AIM OF THE EXERCISE >> Where the data below has the string "that", return the whole line.

○ ○ ○ ○ ○ ○ ○

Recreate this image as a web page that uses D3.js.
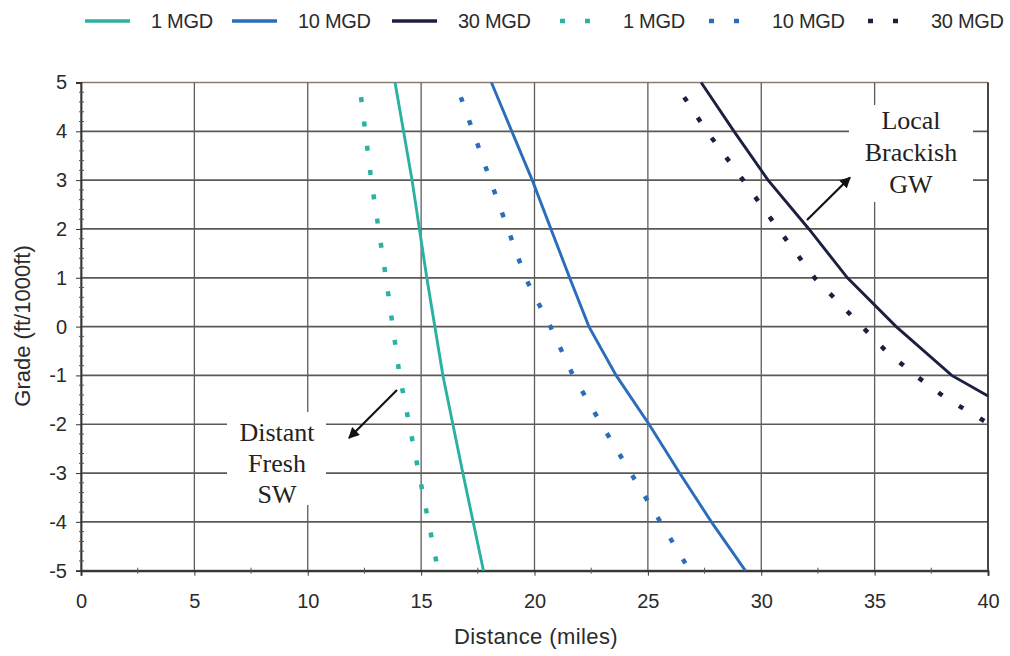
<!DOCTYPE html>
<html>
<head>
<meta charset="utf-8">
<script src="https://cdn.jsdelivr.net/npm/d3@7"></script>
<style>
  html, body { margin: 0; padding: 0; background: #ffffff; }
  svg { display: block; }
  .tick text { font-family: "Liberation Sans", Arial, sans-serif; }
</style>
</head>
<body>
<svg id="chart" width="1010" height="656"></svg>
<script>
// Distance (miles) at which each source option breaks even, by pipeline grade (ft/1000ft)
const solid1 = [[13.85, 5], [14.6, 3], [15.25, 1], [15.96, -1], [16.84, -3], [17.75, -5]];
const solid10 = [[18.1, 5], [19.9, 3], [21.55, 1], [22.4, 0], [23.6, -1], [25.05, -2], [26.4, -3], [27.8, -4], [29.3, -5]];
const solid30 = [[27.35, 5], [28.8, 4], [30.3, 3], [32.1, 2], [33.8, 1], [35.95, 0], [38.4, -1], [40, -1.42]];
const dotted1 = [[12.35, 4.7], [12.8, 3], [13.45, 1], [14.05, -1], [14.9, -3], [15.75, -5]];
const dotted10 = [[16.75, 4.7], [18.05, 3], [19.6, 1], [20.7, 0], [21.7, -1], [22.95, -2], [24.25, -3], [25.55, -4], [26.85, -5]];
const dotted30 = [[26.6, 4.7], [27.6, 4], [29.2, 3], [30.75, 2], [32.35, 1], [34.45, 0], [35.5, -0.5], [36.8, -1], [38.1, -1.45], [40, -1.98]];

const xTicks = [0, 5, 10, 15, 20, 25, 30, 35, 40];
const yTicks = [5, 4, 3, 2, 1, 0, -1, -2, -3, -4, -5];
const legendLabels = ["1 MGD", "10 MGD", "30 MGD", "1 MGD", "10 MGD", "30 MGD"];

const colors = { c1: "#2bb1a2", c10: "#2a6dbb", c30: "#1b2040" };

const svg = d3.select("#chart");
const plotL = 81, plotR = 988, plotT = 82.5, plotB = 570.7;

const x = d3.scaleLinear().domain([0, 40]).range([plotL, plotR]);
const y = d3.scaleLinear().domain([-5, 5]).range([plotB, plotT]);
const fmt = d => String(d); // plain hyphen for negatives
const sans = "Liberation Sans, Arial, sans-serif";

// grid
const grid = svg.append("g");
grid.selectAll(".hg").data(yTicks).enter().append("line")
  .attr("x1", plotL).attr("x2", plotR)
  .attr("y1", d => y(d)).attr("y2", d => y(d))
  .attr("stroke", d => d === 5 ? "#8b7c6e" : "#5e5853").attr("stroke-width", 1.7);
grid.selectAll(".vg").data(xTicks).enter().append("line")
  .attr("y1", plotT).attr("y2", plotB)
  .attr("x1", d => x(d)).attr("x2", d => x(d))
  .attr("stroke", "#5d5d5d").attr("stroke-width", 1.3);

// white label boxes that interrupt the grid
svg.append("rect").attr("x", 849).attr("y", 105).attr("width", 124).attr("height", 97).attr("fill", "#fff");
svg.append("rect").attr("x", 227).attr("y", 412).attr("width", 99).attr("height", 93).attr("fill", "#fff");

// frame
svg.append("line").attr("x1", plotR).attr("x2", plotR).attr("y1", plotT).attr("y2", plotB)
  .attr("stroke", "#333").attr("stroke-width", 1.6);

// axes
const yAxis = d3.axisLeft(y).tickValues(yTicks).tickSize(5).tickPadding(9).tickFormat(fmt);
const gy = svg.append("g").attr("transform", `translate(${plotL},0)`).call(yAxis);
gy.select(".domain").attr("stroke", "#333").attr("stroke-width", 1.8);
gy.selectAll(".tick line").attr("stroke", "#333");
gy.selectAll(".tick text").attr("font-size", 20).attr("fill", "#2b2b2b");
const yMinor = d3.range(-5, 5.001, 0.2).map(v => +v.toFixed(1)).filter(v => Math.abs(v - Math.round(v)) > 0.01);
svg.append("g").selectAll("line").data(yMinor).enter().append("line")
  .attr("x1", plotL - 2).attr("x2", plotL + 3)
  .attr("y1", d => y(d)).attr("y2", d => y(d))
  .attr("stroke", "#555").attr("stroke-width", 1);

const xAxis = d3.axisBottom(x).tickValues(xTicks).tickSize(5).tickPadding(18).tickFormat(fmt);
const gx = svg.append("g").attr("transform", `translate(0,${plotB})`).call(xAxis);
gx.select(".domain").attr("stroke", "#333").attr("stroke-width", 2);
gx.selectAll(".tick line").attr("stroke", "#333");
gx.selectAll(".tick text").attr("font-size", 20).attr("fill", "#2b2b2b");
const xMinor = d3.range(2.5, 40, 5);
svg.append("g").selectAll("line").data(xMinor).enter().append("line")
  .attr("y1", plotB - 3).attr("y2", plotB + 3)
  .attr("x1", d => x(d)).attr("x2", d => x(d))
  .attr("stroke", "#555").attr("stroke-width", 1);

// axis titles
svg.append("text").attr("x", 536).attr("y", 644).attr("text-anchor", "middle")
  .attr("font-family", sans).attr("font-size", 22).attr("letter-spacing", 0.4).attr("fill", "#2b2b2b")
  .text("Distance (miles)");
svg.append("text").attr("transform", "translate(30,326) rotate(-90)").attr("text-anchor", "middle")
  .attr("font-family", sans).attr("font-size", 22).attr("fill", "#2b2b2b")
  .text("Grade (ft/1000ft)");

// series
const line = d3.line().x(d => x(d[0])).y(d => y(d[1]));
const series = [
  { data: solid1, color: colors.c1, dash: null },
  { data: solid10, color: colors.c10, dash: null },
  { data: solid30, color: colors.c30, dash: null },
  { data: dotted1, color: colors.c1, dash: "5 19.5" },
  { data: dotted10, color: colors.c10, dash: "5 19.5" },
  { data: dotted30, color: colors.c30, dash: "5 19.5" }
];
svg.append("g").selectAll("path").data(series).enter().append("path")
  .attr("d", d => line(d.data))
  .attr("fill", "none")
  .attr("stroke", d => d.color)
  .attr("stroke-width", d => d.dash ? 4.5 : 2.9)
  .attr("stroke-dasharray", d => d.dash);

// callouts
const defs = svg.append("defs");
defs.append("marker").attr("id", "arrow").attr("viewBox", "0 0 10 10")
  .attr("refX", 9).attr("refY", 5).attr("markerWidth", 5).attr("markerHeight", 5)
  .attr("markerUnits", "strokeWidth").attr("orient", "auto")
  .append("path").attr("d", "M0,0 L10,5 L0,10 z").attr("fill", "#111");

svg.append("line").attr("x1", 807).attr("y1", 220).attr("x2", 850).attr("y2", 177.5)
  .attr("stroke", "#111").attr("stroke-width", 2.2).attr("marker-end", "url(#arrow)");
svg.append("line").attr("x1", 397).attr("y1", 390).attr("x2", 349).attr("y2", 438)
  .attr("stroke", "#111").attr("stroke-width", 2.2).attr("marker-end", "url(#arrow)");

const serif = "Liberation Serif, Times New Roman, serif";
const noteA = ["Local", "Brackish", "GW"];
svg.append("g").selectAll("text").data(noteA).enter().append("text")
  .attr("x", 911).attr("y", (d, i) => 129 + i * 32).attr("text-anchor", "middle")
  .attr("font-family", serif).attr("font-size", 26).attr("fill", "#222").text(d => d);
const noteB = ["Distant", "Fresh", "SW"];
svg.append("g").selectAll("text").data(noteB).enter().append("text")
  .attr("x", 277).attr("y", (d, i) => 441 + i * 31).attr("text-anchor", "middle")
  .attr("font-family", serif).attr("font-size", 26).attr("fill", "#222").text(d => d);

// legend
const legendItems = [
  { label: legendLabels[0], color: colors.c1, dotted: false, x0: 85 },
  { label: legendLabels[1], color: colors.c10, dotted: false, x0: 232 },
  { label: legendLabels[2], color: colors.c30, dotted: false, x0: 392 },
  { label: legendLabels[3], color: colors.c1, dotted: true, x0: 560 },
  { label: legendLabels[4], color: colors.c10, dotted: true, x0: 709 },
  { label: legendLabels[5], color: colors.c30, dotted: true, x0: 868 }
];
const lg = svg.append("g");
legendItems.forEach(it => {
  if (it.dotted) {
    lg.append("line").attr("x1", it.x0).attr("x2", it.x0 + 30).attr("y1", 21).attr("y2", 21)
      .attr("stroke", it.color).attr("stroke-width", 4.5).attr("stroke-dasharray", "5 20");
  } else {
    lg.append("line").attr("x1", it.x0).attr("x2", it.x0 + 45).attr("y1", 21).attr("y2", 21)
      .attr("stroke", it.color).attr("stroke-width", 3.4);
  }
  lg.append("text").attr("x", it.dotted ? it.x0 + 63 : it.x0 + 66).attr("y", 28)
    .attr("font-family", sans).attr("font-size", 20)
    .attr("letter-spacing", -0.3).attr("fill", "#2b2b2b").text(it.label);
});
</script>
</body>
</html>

○ ○ ○ ○ ○ ○ ○

EXERCISE RESULT >>
Recreate this image as a web page that uses D3.js.
// white label boxes that interrupt the grid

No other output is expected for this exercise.